Case ID: f2d_35/html/0399-01.html
Source: Caselaw Access Project
Author: {"author": "\n      DICKINSON, District Judge.", "license": "Public Domain", "url": "https://static.case.law/"}
Date Created: 2024-08-24T03:29:51.129683

In re LEVINE.
    District Court, E. D. Pennsylvania.
    September 26, 1929.
    No. 12426.
    Sporkin & Fleisher and Harry Fischer, all of Philadelphia, Pa., for creditors.
    Frank Reeder, Jr., of Easton, Pa., for bankrupt.
   DICKINSON, District Judge.

This action presents a question of practice. The question is, we think, settled by the Wagy & Company Case (C. C. A.) reported in 22 F.(2d) 9. The facts are that an involuntary petition? was filed on September 24th. Within a few hours thereafter, and on the same day, the alleged bankrupt in the involuntary petition presented his petition to be adjudged a bankrupt in a voluntary proceeding and the following day made the above motion in open eourt.

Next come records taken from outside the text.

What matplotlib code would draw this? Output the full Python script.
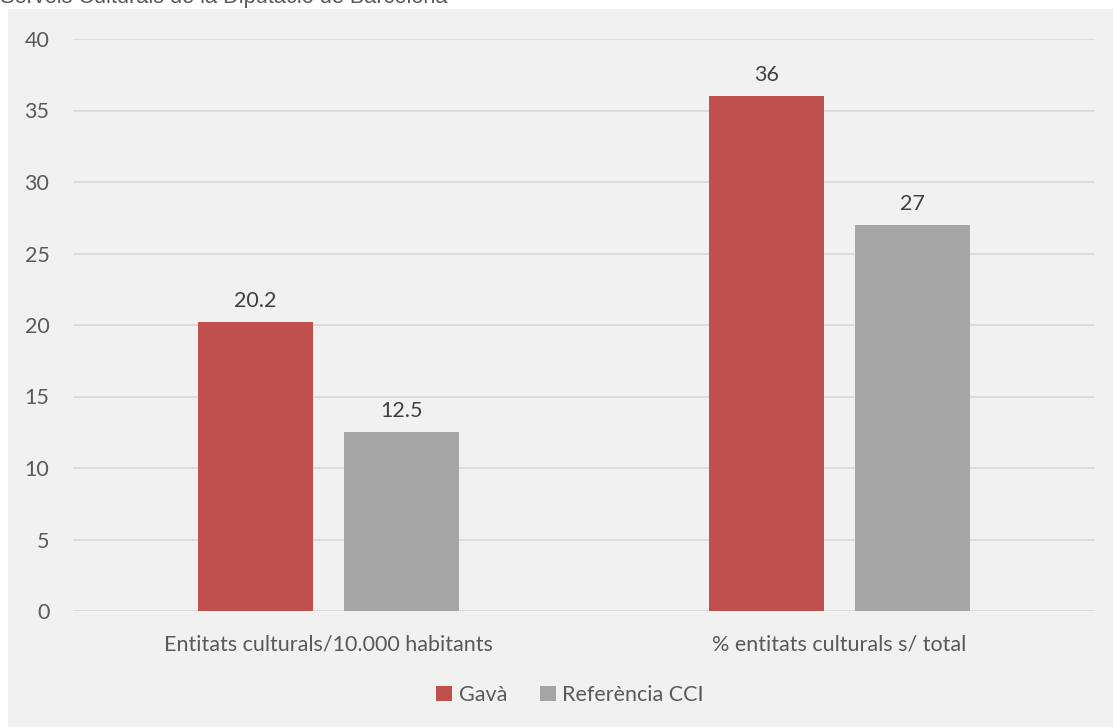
import numpy as np
from matplotlib import pyplot as plt
from matplotlib.patches import Rectangle

plt.rcParams['font.family'] = ['Lato', 'DejaVu Sans']

# data
categories = ["Entitats culturals/10.000 habitants", "% entitats culturals s/ total"]
series_names = ["Gavà", "Referència CCI"]
gava = [20.2, 36]
referencia = [12.5, 27]
value_labels_gava = ["20.2", "36"]
value_labels_ref = ["12.5", "27"]
yticks = [0, 5, 10, 15, 20, 25, 30, 35, 40]

red = "#C0504D"
grey = "#A5A5A5"
bg = "#F1F1F1"
txt = "#595959"
fs = 15.5

fig = plt.figure(figsize=(11.13, 7.27), dpi=100)
fig.patch.set_facecolor("white")
# grey chart panel
fig.patches.append(Rectangle((8/1113, 0), 1 - 8/1113, 1 - 9/727,
                             transform=fig.transFigure, facecolor=bg,
                             edgecolor="none", zorder=-1))
fig.text(0, 1 - 3/727, "Serveis Culturals de la Diputació de Barcelona",
         family="Liberation Sans", fontsize=15.7, color=txt, va="baseline", ha="left")

ax = fig.add_axes([73/1113, 1 - 611/727, (1095-73)/1113, (611-39)/727])
ax.set_facecolor("none")

x = np.arange(len(categories))
w = 0.224
off = 0.143
b1 = ax.bar(x - off, gava, w, color=red, zorder=3)
b2 = ax.bar(x + off, referencia, w, color=grey, zorder=3)

for rect, lab in zip(b1, value_labels_gava):
    ax.annotate(lab, (rect.get_x() + rect.get_width()/2, rect.get_height()),
                xytext=(0, 8), textcoords="offset points", ha="center",
                va="bottom", fontsize=fs, color="#404040")
for rect, lab in zip(b2, value_labels_ref):
    ax.annotate(lab, (rect.get_x() + rect.get_width()/2, rect.get_height()),
                xytext=(0, 8), textcoords="offset points", ha="center",
                va="bottom", fontsize=fs, color="#404040")

ax.set_xlim(-0.5, 1.5)
ax.set_ylim(0, 40)
ax.set_yticks(yticks)
ax.set_xticks(x)
ax.set_xticklabels(categories)
ax.yaxis.grid(True, color="#D9D9D9", linewidth=1.3, zorder=0)
ax.set_axisbelow(True)
for s in ax.spines.values():
    s.set_visible(False)
ax.tick_params(axis="both", length=0, labelsize=fs, labelcolor=txt)
ax.tick_params(axis="x", pad=17)
ax.tick_params(axis="y", pad=17)

leg = fig.legend([b1, b2], series_names, loc="center", ncol=2,
                 bbox_to_anchor=(570/1113, 1 - 695/727), frameon=False,
                 fontsize=fs, handlelength=0.75, handleheight=0.75,
                 handletextpad=0.3, columnspacing=1.5)
for t in leg.get_texts():
    t.set_color(txt)

fig.savefig("out.png", dpi=100, facecolor=fig.get_facecolor())
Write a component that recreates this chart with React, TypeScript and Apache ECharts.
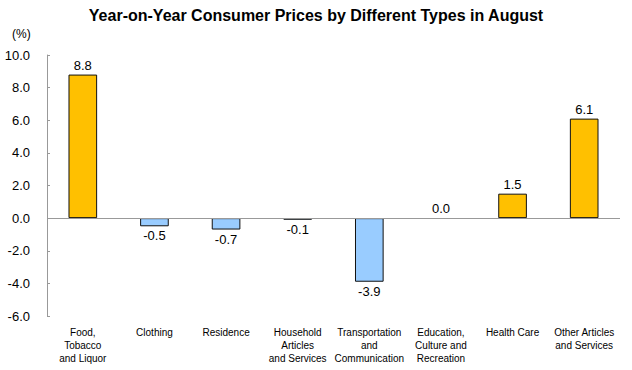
import React, { useEffect, useRef } from "react";
import * as echarts from "echarts";

const categories = [
  "Food,\nTobacco\nand Liquor",
  "Clothing",
  "Residence",
  "Household\nArticles\nand Services",
  "Transportation\nand\nCommunication",
  "Education,\nCulture and\nRecreation",
  "Health Care",
  "Other Articles\nand Services",
];
const values = [8.8, -0.5, -0.7, -0.1, -3.9, 0.0, 1.5, 6.1];
const yTicks = { min: -6, max: 10, interval: 2 };
const titleText = "Year-on-Year Consumer Prices by Different Types in August";
const unitText = "(%)";

const FONT = "'Liberation Sans', Arial, sans-serif";
const NARROW = "'Liberation Sans Narrow', 'Liberation Sans', Arial, sans-serif";

export default function App() {
  const ref = useRef<HTMLDivElement>(null);
  useEffect(() => {
    if (!ref.current) return;
    const chart = echarts.init(ref.current, null, { renderer: "svg" });
    chart.setOption({
      animation: false,
      backgroundColor: "#ffffff",
      title: {
        text: titleText,
        left: "center",
        top: 2,
        textStyle: { fontFamily: FONT, fontSize: 16, fontWeight: "bold", color: "#000" },
      },
      graphic: [
        {
          type: "text",
          left: 12,
          top: 28,
          style: { text: unitText, fontFamily: FONT, fontSize: 12, fill: "#000" },
        },
      ],
      grid: { left: 47, right: 12, top: 55, bottom: 54, containLabel: false },
      xAxis: {
        type: "category",
        data: categories,
        axisLine: { show: false, onZero: false },
        axisTick: { show: false },
        axisLabel: {
          interval: 0,
          margin: 10,
          fontFamily: NARROW,
          fontSize: 10,
          lineHeight: 13,
          color: "#000",
        },
      },
      yAxis: {
        type: "value",
        min: yTicks.min,
        max: yTicks.max,
        interval: yTicks.interval,
        axisLine: { show: true, lineStyle: { color: "#999", width: 1 } },
        axisTick: { show: true, inside: true, length: 3, lineStyle: { color: "#999" } },
        splitLine: { show: false },
        axisLabel: {
          margin: 17,
          fontFamily: FONT,
          fontSize: 13,
          color: "#000",
          formatter: (v: number) => v.toFixed(1),
        },
      },
      series: [
        {
          type: "bar",
          barWidth: "40%",
          data: values.map((v) => ({
            value: v,
            itemStyle: {
              color: v >= 0 ? "#FFC000" : "#99CCFF",
              borderColor: "#111",
              borderWidth: v === 0 ? 0 : 1,
            },
            label: {
              show: true,
              position: v >= 0 ? "top" : "bottom",
              distance: 3,
              fontFamily: FONT,
              fontSize: 13,
              color: "#000",
              formatter: (p: any) => Number(p.value).toFixed(1),
            },
          })),
          markLine: {
            silent: true,
            symbol: "none",
            label: { show: false },
            lineStyle: { color: "#999", type: "solid", width: 1 },
            data: [{ yAxis: 0 }],
          },
        },
      ],
    });
    return () => chart.dispose();
  }, []);
  return <div ref={ref} style={{ width: 632, height: 370, position: "absolute", left: 0, top: 0 }} />;
}
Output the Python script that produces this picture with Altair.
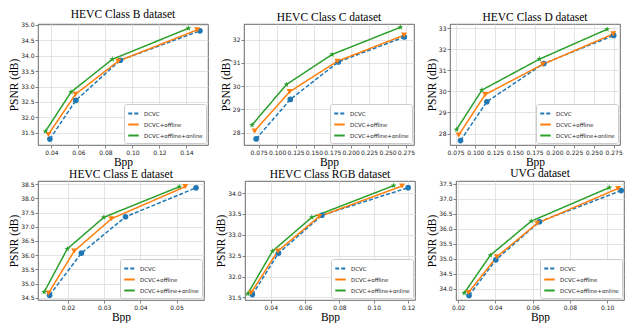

The cited ease rules that a debtor has the right to file a petition to be adjudged a bankrupt, and that this right is not lost by the pendency of an involuntary proceeding. This presents the question of practice upon which petition the adjudication should be made. The same case establishes the propriety of the practice of entering the decree of adjudication in the voluntary proceeding “unless some question of the preservation, of the rights under, the earlier involuntary petition arises.” This means that unless some reason for preserving the involuntary proceeding and entering the adjudication therein appears, the adjudication should be made in the voluntary proceeding.

Here no such reason appears, and as the two petitions were brought to the clerk’s office almost simultaneously, no reason, such as above suggested, would seem to exist.

Leave is accordingly granted to mark the voluntary petition as filed nunc pro tunc as of the date of its presentation in the clerk’s office, and the adjudication may be entered in -that proceeding.